CRANSTON, R.I. (WPRI) — For the first time in several months, a Cranston dentist is once again allowed to see his patients.

Dr. Stephen Skoly was ordered to temporarily close his practice by the R.I. Department of Health because he refused to get vaccinated against COVID-19.

Skoly, who has a history of Bell’s palsy, was denied a medical exemption from the state’s vaccine mandate for health care workers. He claims that’s because Bell’s palsy is not listed as a side effect of the vaccine.

Following his denial, Skoly filed a lawsuit against Governor Dan McKee and the R.I. Department of Health, stating that both were “acting unconstitutionally and being irrational and arbitrary by denying his medical exception from the vaccine,” which prevented him from seeing patients.

Skoly was originally set to go before a federal judge Tuesday to request a temporary restraining order that would allow him to provide his patients with continuity of care.

But before that could happen, Skoly received a letter from the state last Friday notifying him that the compliance order had been lifted and he could reopen his practice.
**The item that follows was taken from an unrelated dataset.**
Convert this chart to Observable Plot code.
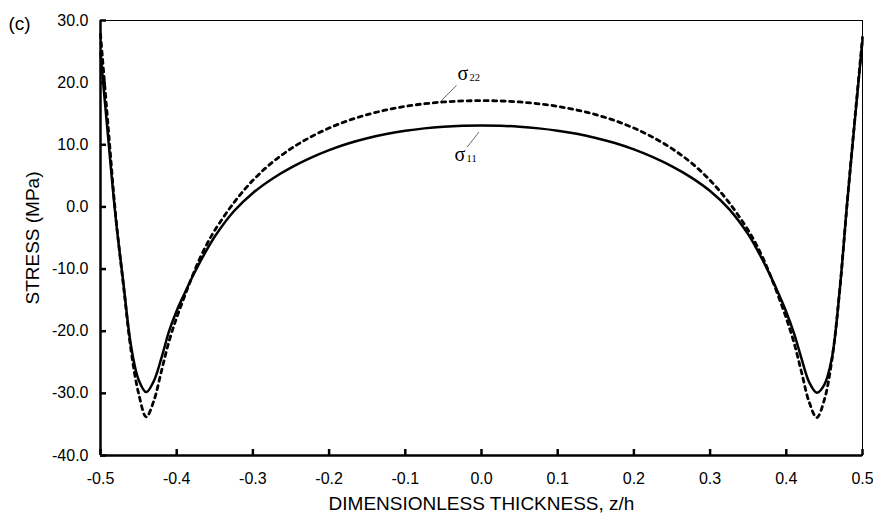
<!DOCTYPE html>
<html>
<head>
<meta charset="utf-8">
<script src="https://cdn.jsdelivr.net/npm/d3@7"></script>
<script src="https://cdn.jsdelivr.net/npm/@observablehq/plot@0.6"></script>
<style>
  html, body { margin: 0; padding: 0; background: #fff; }
  #chart svg { display: block; }
</style>
</head>
<body>
<div id="chart"></div>
<script>
// Dimensionless thickness positions z/h
const zGrid = [
  -0.50, -0.49, -0.48, -0.47, -0.46, -0.45, -0.44, -0.43, -0.42, -0.41, -0.40, -0.39, -0.38, -0.37, -0.36, -0.35,
  -0.325, -0.30, -0.275, -0.25, -0.225, -0.20, -0.175, -0.15, -0.125, -0.10, -0.075, -0.05, -0.025, 0,
  0.025, 0.05, 0.075, 0.10, 0.125, 0.15, 0.175, 0.20, 0.225, 0.25, 0.275, 0.30, 0.325,
  0.35, 0.36, 0.37, 0.38, 0.39, 0.40, 0.41, 0.42, 0.43, 0.44, 0.45, 0.46, 0.47, 0.48, 0.49, 0.50];

// sigma_11 (solid), MPa
const sigma11 = [
  24.8, 11.2, -1.8, -12.2, -22.3, -27.8, -29.8, -28.0, -24.3, -20.0, -16.7, -14.0, -11.4, -9.0, -6.8, -4.75,
  -0.69, 2.25, 4.5, 6.32, 7.85, 9.14, 10.2, 11.05, 11.72, 12.25, 12.64, 12.9, 13.05, 13.1,
  13.05, 12.9, 12.64, 12.27, 11.76, 11.1, 10.28, 9.25, 8.0, 6.52, 4.75, 2.55, -0.35,
  -4.4, -6.5, -8.8, -11.3, -14.0, -16.9, -20.3, -24.4, -28.2, -29.9, -28.6, -24.2, -13.5, 0.8, 14.0, 26.8];

// sigma_22 (dotted), MPa
const sigma22 = [
  27.8, 13.0, -1.5, -12.5, -23.0, -30.0, -33.8, -31.2, -26.4, -21.6, -17.8, -14.5, -11.3, -8.4, -5.9, -3.76,
  0.68, 4.28, 7.13, 9.38, 11.2, 12.69, 13.89, 14.85, 15.6, 16.18, 16.6, 16.89, 17.05, 17.1,
  17.05, 16.89, 16.6, 16.18, 15.6, 14.85, 13.89, 12.69, 11.2, 9.38, 7.13, 4.28, 0.68,
  -3.76, -5.9, -8.4, -11.3, -14.5, -17.9, -21.8, -26.6, -31.4, -33.9, -31.0, -24.5, -13.5, 0.8, 14.2, 27.3];

const xDomain = [-0.5, 0.5];
const yDomain = [-40, 30];
const xTicks = [-0.5, -0.4, -0.3, -0.2, -0.1, 0, 0.1, 0.2, 0.3, 0.4, 0.5];
const yTicks = [-40, -30, -20, -10, 0, 10, 20, 30];

const panelLabel = "(c)";
const xTitle = "DIMENSIONLESS THICKNESS, z/h";
const yTitle = "STRESS (MPa)";

// curve annotations (data units)
const annotNames = ["σ", "σ"];
const annotSubs = ["22", "11"];
const annotX = [-0.0315, -0.0354];
const annotY = [20.35, 7.47];
const leaderX1 = [-0.0328, -0.0035];
const leaderY1 = [19.55, 12.03];
const leaderX2 = [-0.0547, -0.0189];
const leaderY2 = [16.86, 9.61];

const rows = zGrid.map((z, i) => ({z, s11: sigma11[i], s22: sigma22[i]}));
const annots = annotNames.map((t, i) => ({t, sub: annotSubs[i], x: annotX[i], y: annotY[i]}));
const leaders = leaderX1.map((x1, i) => ({x1, y1: leaderY1[i], x2: leaderX2[i], y2: leaderY2[i]}));
const fmt = d => d.toFixed(1);

const W = 873, H = 518, ML = 100, MR = 11, MT = 20, MB = 63;
const tickLen = 6;

const chart = Plot.plot({
  width: W,
  height: H,
  marginLeft: ML,
  marginRight: MR,
  marginTop: MT,
  marginBottom: MB,
  style: {fontFamily: "'Liberation Sans', Arial, sans-serif", fontSize: "16px", color: "#000", background: "#fff"},
  x: {domain: xDomain},
  y: {domain: yDomain},
  marks: [
    Plot.frame({stroke: "#000", strokeWidth: 1}),
    Plot.axisX(xTicks, {tickSize: 0, tickPadding: 17, tickFormat: fmt, label: null, fontSize: 16}),
    Plot.axisY(yTicks, {tickSize: 0, tickPadding: 12, tickFormat: fmt, label: null, fontSize: 16}),
    // inward ticks
    Plot.tickX(xTicks, {x: d => d, insetTop: (H - MT - MB) - tickLen, stroke: "#000", strokeWidth: 2.5}),
    Plot.tickY(yTicks, {y: d => d, insetRight: (W - ML - MR) - tickLen, stroke: "#000", strokeWidth: 2.5}),
    Plot.ruleX([xDomain[0]], {stroke: "#000", strokeWidth: 2.5}),
    Plot.ruleY([yDomain[0]], {stroke: "#000", strokeWidth: 2.5}),
    Plot.line(rows, {x: "z", y: "s22", stroke: "#000", strokeWidth: 2.8, strokeDasharray: "4,4.5", curve: "catmull-rom"}),
    Plot.line(rows, {x: "z", y: "s11", stroke: "#000", strokeWidth: 2.5, curve: "catmull-rom"}),
    Plot.link(leaders, {x1: "x1", y1: "y1", x2: "x2", y2: "y2", stroke: "#444", strokeWidth: 0.8}),
    Plot.text(annots, {x: "x", y: "y", text: "t", textAnchor: "start", lineAnchor: "bottom", fontFamily: "'Liberation Serif', 'Times New Roman', serif", fontSize: 20, fill: "#000"}),
    Plot.text(annots, {x: "x", y: "y", text: "sub", dx: 12, dy: 1, textAnchor: "start", lineAnchor: "bottom", fontFamily: "'Liberation Serif', 'Times New Roman', serif", fontSize: 10.5, fill: "#000"}),
    Plot.text([panelLabel], {text: d => d, frameAnchor: "top-left", dx: -92, dy: 3, textAnchor: "start", lineAnchor: "middle", fontSize: 19, fill: "#000"}),
    Plot.text([xTitle], {text: d => d, frameAnchor: "bottom", dy: 54, textAnchor: "middle", fontSize: 19, fill: "#000"}),
    Plot.text([yTitle], {text: d => d, frameAnchor: "left", dx: -68, rotate: -90, textAnchor: "middle", lineAnchor: "middle", fontSize: 19, fill: "#000"})
  ]
});
document.getElementById("chart").appendChild(chart);
</script>
</body>
</html>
“The compliance order issued to this licensee was related to an emergency regulation that expired on March 12,” R.I. Department of Health spokesperson Joseph Wendelken said. “We do not enforce regulations that are no longer in place.”

Skoly officially returned to work Monday morning. Since the order was lifted, Skoly said he’s received an outpouring of support from his patients.

“It’s very uplifting, it kind of got me through this,” he said. “Everybody needs a coach and I had a lot of coaches through this, so that’s good.”

Skoly’s legal team has withdrawn the restraining order request at this time, though they’re still discussing whether to drop the pending lawsuit.